Rather than focusing on a specific time or subject, the show will explore less familiar images and themes that highlight the innovation of the late artist’s art, still astonishing and relevant today.

On view at Barbara Gladstone’s space, the visitors can find Robert Mapplethorpe’s iconic self-portraits, flowers and scenes of what was considered “obscenity” back in the day, but also photographs exhibited for the first time - those which reflect Roe Ethridge’s own experience of his colleague’s mastery of composition and process.

Among the memorable portraits Mapplethorpe made, there are the precisely posed photographs of his lover, Milton Moore, but also more candid portraits of Patti Smith and actress Morgan Fairchild. In each of these pictures, however, Ethridge shows us his tireless search for beauty and perversity he looked in his subjects, regardless of who they are.

In his selection, Roe Ethridge sheds light on Robert Mapplethorpe’s important play with dual, sometimes opposite aspects of his artworks - the baroque and the classical, the restraint and the licentiousness, the public and the intimate. His subjects were unexpected, yet perfectly fit for his lens.

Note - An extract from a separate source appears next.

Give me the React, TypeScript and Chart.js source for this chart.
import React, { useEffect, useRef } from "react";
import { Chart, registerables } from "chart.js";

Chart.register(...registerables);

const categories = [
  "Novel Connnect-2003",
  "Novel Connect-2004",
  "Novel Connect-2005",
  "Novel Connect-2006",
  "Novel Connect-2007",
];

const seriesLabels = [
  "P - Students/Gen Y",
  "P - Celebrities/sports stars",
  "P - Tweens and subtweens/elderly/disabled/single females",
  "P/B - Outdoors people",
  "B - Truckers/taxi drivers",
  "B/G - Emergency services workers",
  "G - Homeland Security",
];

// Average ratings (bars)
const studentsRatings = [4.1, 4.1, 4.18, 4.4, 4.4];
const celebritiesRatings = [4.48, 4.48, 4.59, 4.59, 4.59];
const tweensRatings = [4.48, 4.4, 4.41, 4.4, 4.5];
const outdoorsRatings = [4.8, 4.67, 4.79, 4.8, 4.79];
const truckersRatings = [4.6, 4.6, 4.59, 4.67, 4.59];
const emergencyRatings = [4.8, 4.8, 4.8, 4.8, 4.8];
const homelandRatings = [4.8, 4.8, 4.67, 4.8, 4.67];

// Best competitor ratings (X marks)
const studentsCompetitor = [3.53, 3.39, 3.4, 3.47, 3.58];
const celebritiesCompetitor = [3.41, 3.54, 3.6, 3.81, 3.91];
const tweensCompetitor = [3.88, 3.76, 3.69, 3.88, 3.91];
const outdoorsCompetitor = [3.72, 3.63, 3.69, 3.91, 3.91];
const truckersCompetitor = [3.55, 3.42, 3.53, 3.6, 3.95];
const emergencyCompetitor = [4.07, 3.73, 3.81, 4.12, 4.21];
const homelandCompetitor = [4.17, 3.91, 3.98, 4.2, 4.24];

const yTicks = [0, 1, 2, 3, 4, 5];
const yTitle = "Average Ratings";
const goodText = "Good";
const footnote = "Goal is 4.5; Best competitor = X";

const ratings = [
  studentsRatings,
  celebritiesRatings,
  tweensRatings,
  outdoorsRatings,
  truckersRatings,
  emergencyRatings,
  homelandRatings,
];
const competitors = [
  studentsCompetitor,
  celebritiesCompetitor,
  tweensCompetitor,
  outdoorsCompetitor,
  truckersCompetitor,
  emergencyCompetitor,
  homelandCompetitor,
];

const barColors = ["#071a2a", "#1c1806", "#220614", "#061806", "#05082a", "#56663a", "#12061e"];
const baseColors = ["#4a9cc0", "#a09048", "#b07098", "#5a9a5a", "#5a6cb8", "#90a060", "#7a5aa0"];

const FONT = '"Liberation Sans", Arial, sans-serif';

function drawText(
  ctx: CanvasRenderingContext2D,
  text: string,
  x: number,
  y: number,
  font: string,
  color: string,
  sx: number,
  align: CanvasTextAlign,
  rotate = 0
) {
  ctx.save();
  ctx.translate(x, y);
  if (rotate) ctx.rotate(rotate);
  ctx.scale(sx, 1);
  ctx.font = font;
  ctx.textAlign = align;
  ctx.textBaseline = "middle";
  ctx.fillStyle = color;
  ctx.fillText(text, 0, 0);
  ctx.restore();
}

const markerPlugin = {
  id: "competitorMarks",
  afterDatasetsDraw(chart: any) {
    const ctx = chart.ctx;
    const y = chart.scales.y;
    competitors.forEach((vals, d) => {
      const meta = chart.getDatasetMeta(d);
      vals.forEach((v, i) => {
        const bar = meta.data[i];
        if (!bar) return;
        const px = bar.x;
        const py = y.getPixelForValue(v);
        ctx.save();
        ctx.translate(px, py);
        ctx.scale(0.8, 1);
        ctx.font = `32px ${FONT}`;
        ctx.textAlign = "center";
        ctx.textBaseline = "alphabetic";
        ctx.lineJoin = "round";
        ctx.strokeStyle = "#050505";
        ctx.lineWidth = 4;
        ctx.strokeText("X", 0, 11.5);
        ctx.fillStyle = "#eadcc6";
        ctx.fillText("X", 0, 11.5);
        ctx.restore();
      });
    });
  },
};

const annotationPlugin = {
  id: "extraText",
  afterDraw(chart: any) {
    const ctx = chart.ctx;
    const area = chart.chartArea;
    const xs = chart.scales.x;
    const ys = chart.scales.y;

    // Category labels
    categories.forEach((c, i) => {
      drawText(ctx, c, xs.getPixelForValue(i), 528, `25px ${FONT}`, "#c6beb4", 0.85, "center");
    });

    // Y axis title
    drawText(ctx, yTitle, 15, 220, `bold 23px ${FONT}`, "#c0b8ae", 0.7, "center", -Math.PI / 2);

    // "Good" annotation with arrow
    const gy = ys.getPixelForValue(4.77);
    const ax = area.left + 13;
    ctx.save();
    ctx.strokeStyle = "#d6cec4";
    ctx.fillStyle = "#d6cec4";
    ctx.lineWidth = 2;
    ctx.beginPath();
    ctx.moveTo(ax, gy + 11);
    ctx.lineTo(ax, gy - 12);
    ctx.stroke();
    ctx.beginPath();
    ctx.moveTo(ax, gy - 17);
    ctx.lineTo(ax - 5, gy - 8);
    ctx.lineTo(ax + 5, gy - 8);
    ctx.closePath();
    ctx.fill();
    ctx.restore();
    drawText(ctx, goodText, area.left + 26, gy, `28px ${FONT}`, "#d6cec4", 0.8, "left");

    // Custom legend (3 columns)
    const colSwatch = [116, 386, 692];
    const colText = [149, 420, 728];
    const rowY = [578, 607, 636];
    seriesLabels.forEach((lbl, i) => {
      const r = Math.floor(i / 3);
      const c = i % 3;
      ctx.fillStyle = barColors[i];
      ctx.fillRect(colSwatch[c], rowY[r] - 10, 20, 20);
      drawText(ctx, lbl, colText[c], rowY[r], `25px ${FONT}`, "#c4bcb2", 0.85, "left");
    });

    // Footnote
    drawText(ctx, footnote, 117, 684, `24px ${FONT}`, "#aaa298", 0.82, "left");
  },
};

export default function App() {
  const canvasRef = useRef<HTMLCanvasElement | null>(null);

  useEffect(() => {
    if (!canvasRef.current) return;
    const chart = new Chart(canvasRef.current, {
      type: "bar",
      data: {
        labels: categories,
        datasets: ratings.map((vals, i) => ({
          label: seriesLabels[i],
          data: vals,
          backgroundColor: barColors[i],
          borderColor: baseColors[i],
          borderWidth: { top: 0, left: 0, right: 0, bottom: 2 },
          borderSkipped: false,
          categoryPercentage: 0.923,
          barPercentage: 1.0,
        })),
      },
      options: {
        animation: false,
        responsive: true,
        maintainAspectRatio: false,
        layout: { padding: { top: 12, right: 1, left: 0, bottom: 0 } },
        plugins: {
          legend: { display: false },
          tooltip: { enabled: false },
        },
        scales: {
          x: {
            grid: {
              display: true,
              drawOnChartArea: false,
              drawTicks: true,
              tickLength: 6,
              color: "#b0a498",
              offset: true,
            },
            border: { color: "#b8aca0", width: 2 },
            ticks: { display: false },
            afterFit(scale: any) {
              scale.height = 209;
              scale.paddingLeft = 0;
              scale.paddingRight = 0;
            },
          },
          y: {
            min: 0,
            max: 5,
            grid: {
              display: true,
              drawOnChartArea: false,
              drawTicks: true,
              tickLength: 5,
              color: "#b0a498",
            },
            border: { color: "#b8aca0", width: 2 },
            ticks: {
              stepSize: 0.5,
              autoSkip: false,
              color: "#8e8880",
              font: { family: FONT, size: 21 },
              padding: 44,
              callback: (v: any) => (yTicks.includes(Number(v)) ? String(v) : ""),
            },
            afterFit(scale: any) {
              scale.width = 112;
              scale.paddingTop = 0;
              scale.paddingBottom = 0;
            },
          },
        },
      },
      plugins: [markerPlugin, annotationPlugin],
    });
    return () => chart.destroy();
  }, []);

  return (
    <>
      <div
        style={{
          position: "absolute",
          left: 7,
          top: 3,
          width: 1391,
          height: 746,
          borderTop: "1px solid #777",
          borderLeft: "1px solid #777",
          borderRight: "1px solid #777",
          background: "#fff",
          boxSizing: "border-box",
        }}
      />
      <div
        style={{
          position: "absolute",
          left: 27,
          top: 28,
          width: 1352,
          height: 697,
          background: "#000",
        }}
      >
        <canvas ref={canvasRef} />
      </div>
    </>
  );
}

Some three decades after Mapplethorpe’s death, his photographs bathe in contemporary light, as if they always belonged there, as they continue to surprise the audience; perhaps this time round in other ways completely.

By Roe Ethridge’s own confession, Robert Mapplethorpe’s freedom to experiment and make pictures of his daily life in such a distinguished manner still inspires him.

The exhibition at Gladstone Gallery in New York City opens on March 3rd, from 3pm to 7pm, and it will stay on view through April 14th, 2018. This will be the first show of Mapplethorpe's work at Barbara Gladstone's gallery since the early 1980s when she published his seminal Flowers portfolio.